Uber's Autonomous Vehicles Responsible For Red Light Violations, Not "Human Error"
Internal documents dispute Uber's public claim.
Despite statements to the press that "human error" was to blame for its vehicles running a series of red lights in San Francisco, the company admitted internally that it was the car that was in autonomous mode when it failed to stop at the traffic signals, according to the New York Times.
Uber's self-driving vehicles committed traffic violations in San Francisco
Uber launched a short-lived autonomous vehicle pilot program in San Francisco late last year using Volvo XC90s and Ford Fusions equipped with its autonomous hardware and software to transport some passengers. The vehicles failed to obey traffic rules requiring them to merge into bike lanes before making right-hand turns, endangering bicyclists, and were video recorded running red lights.
A spokesperson for the ride-hailing company blamed the driver who was behind the wheel of the car for the traffic violations, and reported that the responsible employee had been suspended. However, because the company declined to apply for an autonomous vehicle testing permit it wasn't possible to confirm Uber's account.

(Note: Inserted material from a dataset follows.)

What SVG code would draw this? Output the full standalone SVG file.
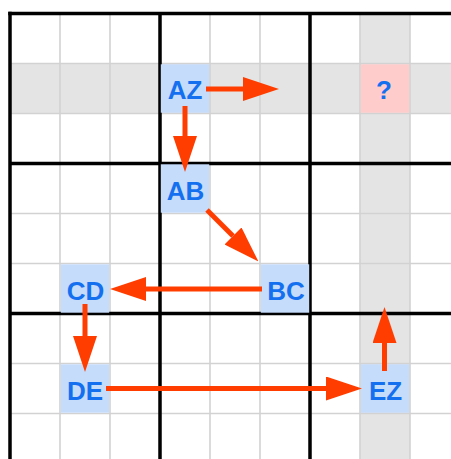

The AVT requires companies testing autonomous vehicles to post a $5 million insurance policy or bond and submit reports to the California Department of Motor Vehicles detailing disengagement events where the driver resumes control from autonomous mode. These reports would have shown definitively whether it was the driver or the self-driving system that was in control when the vehicles were filmed running red lights. Rather than comply with state regulations, Uber took its autonomous vehicles to Tempe, Arizona.
Internal documents counter Uber's public statement about "human error"
However, following the exposure of Uber's toxic work culture, two employees told the New York Times that it was not the driver's fault, rather it was the self-driving vehicle that blew through the red lights in San Francisco. Internal documents viewed by the publication backed up those statements.
“In this case, the car went through a red light,” the documents viewed by the New York Times said.
The company is also being sued by competitor Waymo for allegedly using its proprietary technology that was stollen by a former employee. Uber denies this claim, and will defend itself against the lawsuit, but the discovery process could reveal even more about the mobility company's technology maturity.